For the camembert tart I am indebted to a family friend who prepared this for me: bake a shortcrust pastry case blind, allow to cool a little and then lay slices of camembert in a wheel shape on the base. Fill in the gaps in between with creme fraiche or ricotta, maybe a sprinkling of chives if you have them, and bake in a moderate oven until golden.
This tart is quite rich- especially if, like me, you don't usually eat strong flavoured cheese so it needs just a light salad with it. Make the dressing by preparing a brew of lemon and ginger herb tea. Use an espresso cupful of this tea, cooled and mixed with the juice of half a lemon and 1 tablespoon of olive oil. Dress the leaves with the mixture- firm leaves are best such as iceberg, cos and little gem.
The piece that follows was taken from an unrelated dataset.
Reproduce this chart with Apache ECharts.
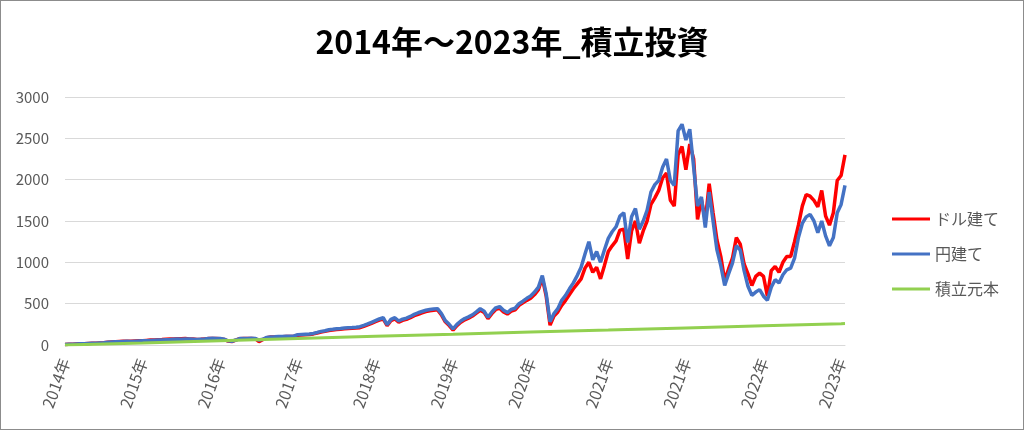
<!DOCTYPE html>
<html>
<head>
<meta charset="utf-8">
<script src="https://cdn.jsdelivr.net/npm/echarts@6/dist/echarts.min.js"></script>
<style>
  html, body { margin: 0; padding: 0; background: #fff; }
  #chart { width: 1024px; height: 430px; box-sizing: border-box; border: 1px solid #8c8c8c; }
</style>
</head>
<body>
<div id="chart"></div>
<script>
// x軸の目盛りラベル (20点ごと)
const xLabels = ['2014年', '2015年', '2016年', '2017年', '2018年', '2019年', '2020年', '2021年', '2021年', '2022年', '2023年'];
const seriesNames = ['ドル建て', '円建て', '積立元本'];

// ドル建て (202点)
const dollarValues = [
  5, 8, 10, 12, 14, 16, 18, 20, 22, 25, 28, 32, 36,
  40, 42, 44, 45, 44, 48, 50, 52, 56, 60, 62, 64, 66, 70, 72, 74, 76,
  76, 78, 74, 72, 68, 70, 74, 78, 80, 78,
  76, 68, 48, 42, 58, 76, 78, 78, 80, 76,
  40, 66, 88, 96, 98, 100, 100, 102, 104, 106,
  118, 122, 124, 126, 134, 146, 158, 165, 176, 180,
  186, 190, 195, 200, 202, 206, 210, 226, 244, 262,
  282, 300, 315, 235, 295, 315, 275, 298, 310, 330,
  355, 372, 390, 405, 415, 420, 425, 365, 280, 235,
  180, 235, 275, 305, 325, 350, 385, 420, 395, 320,
  380, 430, 445, 400, 375, 410, 425, 480, 510, 540,
  565, 610, 670, 810, 590, 240,
  350, 400, 480, 540, 610, 680, 740, 800, 930, 1000, 880, 940, 800, 960,
  1130, 1200, 1260, 1390, 1400, 1040, 1380, 1500, 1230, 1380, 1500, 1700, 1780, 1870, 2020, 2080, 1750, 1680,
  2300, 2400, 2120, 2430, 2250, 1520, 1760, 1500, 1950, 1600, 1270, 1070,
  780, 920, 1050, 1300, 1220, 980, 860, 720, 830, 870, 830, 590,
  900, 950, 880, 1000, 1070, 1070, 1250, 1450, 1680, 1820, 1800, 1750, 1670, 1870, 1560, 1450, 1600, 1990, 2050, 2300
];

// 円建て (202点)
const yenValues = [
  5, 8, 10, 12, 14, 16, 18, 20, 22, 25, 28, 32, 36,
  40, 40, 42, 44, 42, 46, 48, 50, 52, 55, 58, 60, 62, 64, 66, 70, 72,
  70, 74, 72, 70, 66, 70, 74, 80, 82, 80,
  78, 70, 50, 45, 60, 78, 80, 80, 82, 80,
  60, 70, 92, 98, 100, 104, 104, 106, 106, 110,
  125, 128, 130, 132, 140, 152, 165, 172, 185, 190,
  196, 200, 205, 210, 212, 216, 222, 238, 255, 275,
  295, 315, 330, 245, 310, 330, 290, 312, 325, 345,
  370, 390, 405, 420, 430, 436, 440, 380, 295, 250,
  195, 250, 290, 320, 340, 365, 400, 440, 410, 335,
  400, 450, 465, 420, 392, 430, 445, 500, 530, 565,
  592, 640, 700, 840, 620, 280,
  380, 440, 540, 600, 680, 752, 840, 940, 1100, 1250, 1030, 1130, 1000, 1150,
  1290, 1370, 1430, 1560, 1600, 1240, 1550, 1650, 1400, 1500, 1630, 1850, 1940, 1990, 2150, 2250, 1990, 1930,
  2590, 2670, 2480, 2610, 2150, 1680, 1790, 1420, 1850, 1500, 1150, 960,
  720, 860, 990, 1200, 1150, 900, 710, 600, 640, 670, 590, 540,
  700, 790, 750, 850, 910, 930, 1050, 1300, 1470, 1550, 1580, 1500, 1360, 1500, 1320, 1200, 1300, 1600, 1700, 1930
];

// 積立元本 (目盛りごと)
const principalIdx = [0, 20, 40, 60, 80, 100, 120, 140, 160, 180, 200, 201];
const principalValues = [0, 24, 52, 80, 106, 130, 156, 180, 206, 232, 258, 260];

const toPairs = arr => arr.map((v, i) => [i, v]);

const chart = echarts.init(document.getElementById('chart'));
const textColor = '#595959';
const font = '"Noto Sans CJK JP", "Noto Sans", sans-serif';

chart.setOption({
  animation: false,
  title: {
    text: '2014年～2023年_積立投資',
    left: 'center',
    top: 20,
    textStyle: { fontFamily: font, fontSize: 32, fontWeight: 'bold', color: '#000' }
  },
  legend: {
    orient: 'vertical',
    left: 886,
    top: 205,
    icon: 'rect',
    itemWidth: 38,
    itemHeight: 3,
    itemGap: 19,
    data: seriesNames,
    textStyle: { fontFamily: font, fontSize: 16, color: textColor }
  },
  grid: { left: 64, right: 178, top: 96, bottom: 84 },
  xAxis: {
    type: 'value',
    min: 0,
    max: 201,
    interval: 20,
    axisLine: { show: true, lineStyle: { color: '#d9d9d9' } },
    axisTick: { show: false },
    splitLine: { show: false },
    axisLabel: {
      rotate: 70,
      margin: 14,
      color: textColor,
      fontFamily: font,
      fontSize: 16,
      formatter: v => xLabels[Math.round(v / 20)] || ''
    }
  },
  yAxis: {
    type: 'value',
    min: 0,
    max: 3000,
    interval: 500,
    axisLine: { show: false },
    axisTick: { show: false },
    splitLine: { lineStyle: { color: '#d9d9d9' } },
    axisLabel: { margin: 16, color: textColor, fontFamily: font, fontSize: 15, formatter: v => String(v) }
  },
  series: [
    {
      name: seriesNames[0], type: 'line', symbol: 'none',
      lineStyle: { color: '#ff0000', width: 3.5 }, itemStyle: { color: '#ff0000' },
      data: toPairs(dollarValues)
    },
    {
      name: seriesNames[1], type: 'line', symbol: 'none',
      lineStyle: { color: '#4472c4', width: 3.5 }, itemStyle: { color: '#4472c4' },
      data: toPairs(yenValues)
    },
    {
      name: seriesNames[2], type: 'line', symbol: 'none',
      lineStyle: { color: '#92d050', width: 3 }, itemStyle: { color: '#92d050' },
      data: principalIdx.map((x, i) => [x, principalValues[i]])
    }
  ]
});
</script>
</body>
</html>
For the lamb parmentier you will need 100g of organic minced lamb per person, one onion, one carrot and one stick of celery, plus seasoning ( salt, pepper, meat stock cube, tomato ketchup and Worcester sauce if you have them and a dash of red wine or red wine vinegar.) You will also need 3-4 Maris Piper potatoes mashed, and a handful of grated cheese.
Fry the finely diced onion, celery and carrot in a tiny amount of vegetable oil. Add the minced lamb and brown it. Mix in your stock or stock cube. If using a cube, now mix in about 200 ml of hot water and bring to a good bubble. As the mixture reduces, add your seasonings to taste.
Pour into a gratin dish, top with mashed potato and grated cheese and brown under a hot grill.
For the vegetable accompaniment- place a large pan of boiling water on the stove, add an Earl Grey teabag to the water and place a steamer on top. Fill the steamer with chopped green or black kale and sliced leeks. Put a lid on top and steam until the leeks are tender.
|Tea steamed greens|
The veg infuses with a lovely sweet tea flavour.
The barm brack needs a bit of planning in advance, but is incredibly easy to make.
Soak 2 cups of dried fruit (raisins, sultanas, dates, whatever you have) overnight or for 5-6 hours in an infusion of 1 cup of hot black tea.
When the fruit is plump and most of the liquid absorbed, mix in one beaten egg, a teaspoon of mixed spice, 4 teaspoons of marmalade or jam, 1 cup of sugar and 2 cups of self-raising flour.
Pour into a 7 inch diameter( 20 cm) or square cake tin and bake at 190 degrees for 30 minutes or so until risen and firm and when a skewer inserted in the middle comes out clean.
Allow to cool and serve buttered with....you guessed it ...a cup of tea!
|With un nuage de lait?|
And the leftovers?
The lamb dish freezes well- and the cake will last for up to one week in an air tight tin.
Any leftover kale is delicious stir-fried with some garlic or chili or sundried tomatoes (or all three!) and served with gnocchi dumplings and a drizzle of olive oil and some grated cheese.
After such hearty fare, you should feel fortified and ready for anything.